**Supplied data:**

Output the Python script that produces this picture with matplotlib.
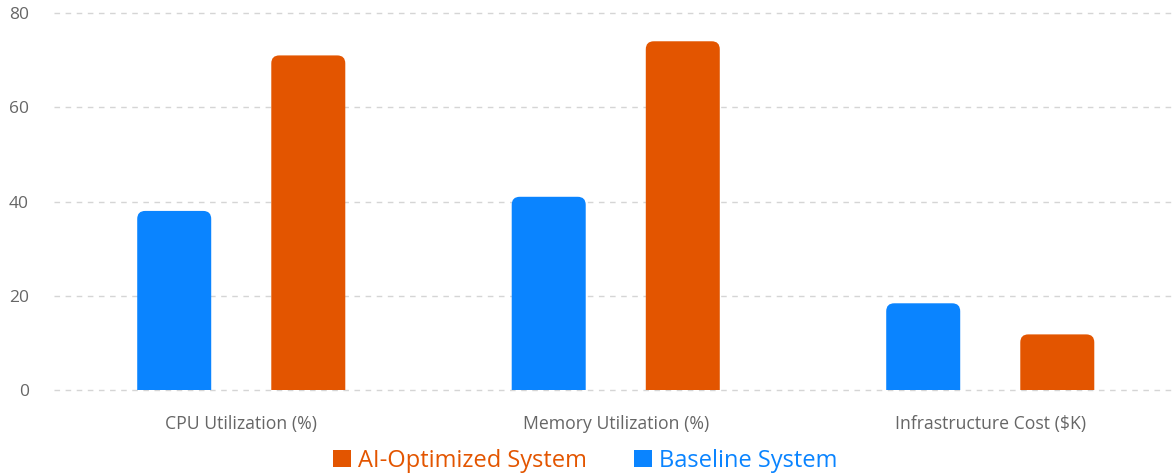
import matplotlib
matplotlib.use("Agg")
import matplotlib.pyplot as plt
from matplotlib.patches import FancyBboxPatch
import numpy as np

categories = ["CPU Utilization (%)", "Memory Utilization (%)", "Infrastructure Cost ($K)"]
baseline = [38, 41, 18.4]
ai_optimized = [71, 74, 11.8]
series_names = ["AI-Optimized System", "Baseline System"]
yticks = [0, 20, 40, 60, 80]

BLUE = "#0A84FF"
ORANGE = "#E35500"

plt.rcParams['font.family'] = ['Open Sans', 'DejaVu Sans']

W, H = 1172, 475
fig = plt.figure(figsize=(W/100, H/100), dpi=100)
left_px, right_px, bottom_px, top_px = 54, 1177.5, 390, 13
ax = fig.add_axes([left_px/W, (H-bottom_px)/H, (right_px-left_px)/W, (bottom_px-top_px)/H])

x = np.arange(len(categories))
bw = 0.1976
off = 0.179
b1 = ax.bar(x - off, baseline, bw, color=BLUE, label=series_names[1], zorder=3)
b2 = ax.bar(x + off, ai_optimized, bw, color=ORANGE, label=series_names[0], zorder=3)

ax.set_xlim(-0.5, 2.5)
ax.set_ylim(0, 80)

# rounded tops
xpp = 3 / (right_px - left_px)
ypp = 80 / (bottom_px - top_px)
aspect = ypp / xpp
r_px = 8
for bars, col in ((b1, BLUE), (b2, ORANGE)):
    for rect in bars:
        bx, by, bwid, bh = rect.get_x(), rect.get_y(), rect.get_width(), rect.get_height()
        rect.set_visible(False)
        ext = r_px * ypp * 1.5
        p = FancyBboxPatch((bx, by - ext), bwid, bh + ext,
                           boxstyle=f"round,pad=0,rounding_size={r_px*xpp}",
                           mutation_aspect=aspect, facecolor=col, edgecolor='none',
                           zorder=3, clip_on=True)
        ax.add_patch(p)

ax.set_yticks(yticks)
ax.set_xticks(x)
ax.set_xticklabels(categories)
ax.tick_params(axis='y', length=0, pad=18, labelsize=12.5, labelcolor='#666666')
ax.tick_params(axis='x', length=0, pad=18, labelsize=12.7, labelcolor='#666666')
ax.grid(axis='y', color='#d5d5d5', linestyle=(0, (4, 4)), linewidth=1, zorder=0)
for gl in ax.get_ygridlines():
    gl.set_clip_on(False)
for s in ax.spines.values():
    s.set_visible(False)

leg = fig.legend(handles=[b2, b1], labels=series_names, loc='center', bbox_to_anchor=(585/W, (H-461)/H),
                 ncol=2, frameon=False, fontsize=17, handlelength=0.75, handleheight=0.75,
                 handletextpad=0.3, columnspacing=2.0)
for t, c in zip(leg.get_texts(), [ORANGE, BLUE]):
    t.set_color(c)
for h in leg.legend_handles:
    h.set_visible(True)

fig.savefig("out.png", dpi=100)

**Directive:** Quote every line word for word and keep the images out of the copy.

**Solution to the problem:**
Output the Python script that produces this picture with matplotlib.
import matplotlib
matplotlib.use("Agg")
import matplotlib.pyplot as plt
from matplotlib.patches import FancyBboxPatch
import numpy as np

categories = ["CPU Utilization (%)", "Memory Utilization (%)", "Infrastructure Cost ($K)"]
baseline = [38, 41, 18.4]
ai_optimized = [71, 74, 11.8]
series_names = ["AI-Optimized System", "Baseline System"]
yticks = [0, 20, 40, 60, 80]

BLUE = "#0A84FF"
ORANGE = "#E35500"

plt.rcParams['font.family'] = ['Open Sans', 'DejaVu Sans']

W, H = 1172, 475
fig = plt.figure(figsize=(W/100, H/100), dpi=100)
left_px, right_px, bottom_px, top_px = 54, 1177.5, 390, 13
ax = fig.add_axes([left_px/W, (H-bottom_px)/H, (right_px-left_px)/W, (bottom_px-top_px)/H])

x = np.arange(len(categories))
bw = 0.1976
off = 0.179
b1 = ax.bar(x - off, baseline, bw, color=BLUE, label=series_names[1], zorder=3)
b2 = ax.bar(x + off, ai_optimized, bw, color=ORANGE, label=series_names[0], zorder=3)

ax.set_xlim(-0.5, 2.5)
ax.set_ylim(0, 80)

# rounded tops
xpp = 3 / (right_px - left_px)
ypp = 80 / (bottom_px - top_px)
aspect = ypp / xpp
r_px = 8
for bars, col in ((b1, BLUE), (b2, ORANGE)):
    for rect in bars:
        bx, by, bwid, bh = rect.get_x(), rect.get_y(), rect.get_width(), rect.get_height()
        rect.set_visible(False)
        ext = r_px * ypp * 1.5
        p = FancyBboxPatch((bx, by - ext), bwid, bh + ext,
                           boxstyle=f"round,pad=0,rounding_size={r_px*xpp}",
                           mutation_aspect=aspect, facecolor=col, edgecolor='none',
                           zorder=3, clip_on=True)
        ax.add_patch(p)

ax.set_yticks(yticks)
ax.set_xticks(x)
ax.set_xticklabels(categories)
ax.tick_params(axis='y', length=0, pad=18, labelsize=12.5, labelcolor='#666666')
ax.tick_params(axis='x', length=0, pad=18, labelsize=12.7, labelcolor='#666666')
ax.grid(axis='y', color='#d5d5d5', linestyle=(0, (4, 4)), linewidth=1, zorder=0)
for gl in ax.get_ygridlines():
    gl.set_clip_on(False)
for s in ax.spines.values():
    s.set_visible(False)

leg = fig.legend(handles=[b2, b1], labels=series_names, loc='center', bbox_to_anchor=(585/W, (H-461)/H),
                 ncol=2, frameon=False, fontsize=17, handlelength=0.75, handleheight=0.75,
                 handletextpad=0.3, columnspacing=2.0)
for t, c in zip(leg.get_texts(), [ORANGE, BLUE]):
    t.set_color(c)
for h in leg.legend_handles:
    h.set_visible(True)

fig.savefig("out.png", dpi=100)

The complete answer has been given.